You never really know what’s coming around the next bend, it’s not out of the question to come into a fortuitous sum of money.

Although coming into a lump of cash can be life-changing, it can also be quite stressful. But with a little preparation and planning, not only can you get rid of the extra stress, but you can also substantially grow your windfall. However, without a defined course of action, you could also easily spend it faster than you’d planned.

Get Rid of High Interest Credit Cards

Before spending any of your windfall, take a critical look at your personal finances. Do you have any high-interest credit card debt? If so, consider using your new-found money to pay down the balance, or to pay off the debt entirely. If you have multiple cards, start by paying off the card with the highest interest rate, and then work on tackling the card with the next highest interest rate. Do this until you’ve paid off all your credit card debt. Moving forward, control your spending so that credit card debt doesn’t creep up on you again.
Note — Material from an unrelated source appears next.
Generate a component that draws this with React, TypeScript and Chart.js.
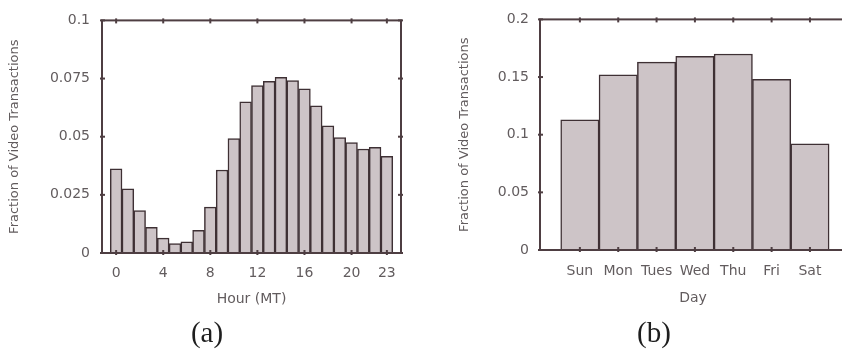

Create a Savings & Spending Plan

Be slow and smart spending your money. As you think through possible spending and saving options, put your money somewhere safe and secure like a low-interest account. Although it won’t be making you a lot of money, it will be safe and available when you’re ready to start spending it. Here are a few savvy ways to think about “spending” your money.

Emergency Savings Fund

It’s good practice to keep and maintain an emergency savings fund. The recommended amount to keep in your account is three to six months of your daily living expenses. If you don’t have an emergency fund, or you haven’t quite reached six months of savings, this would be a good place to use some of your windfall. 

Build your Retirement Savings

A farsighted way to use your windfall is to add to your retirement savings. Once    you’re in your retirement and no longer working, the money you’ve invested has the power to provide you with big benefits. And the longer your money is invested, the more it can potentially earn through a process called compounding, which means to earn returns on top of returns. Consider opening either a traditional IRA or a Roth IRA.

A traditional IRA allows your money to grow tax-deferred, which means that you only pay taxes on investment gain when you make withdrawals. Withdrawals from a traditional IRA, a 403(b) or 457 plan will be taxed as ordinary income. If you take early withdrawals from your IRA or 403(b) plan, they’ll be subject to a 10% tax penalty. The 10% tax penalty does not apply to 457 plans.

A Roth IRA is a special account made from post-tax income, which means there is no up-front tax deduction for money you put in. And because the money you stockpile in a Roth IRA is all yours, if you follow the rules, you can draw out money as often as you like, tax-free and without penalties. If you think your tax rate will be higher in retirement than your current rate, a Roth IRA makes the most sense. Anyone can contribute to a Roth IRA as long as you have earned income from a job.

Although receiving a large chunk of cash feels a little like receiving “free” money, remember that it really isn’t free and that when spent (or saved) wisely, will provide ongoing income long into your retirement.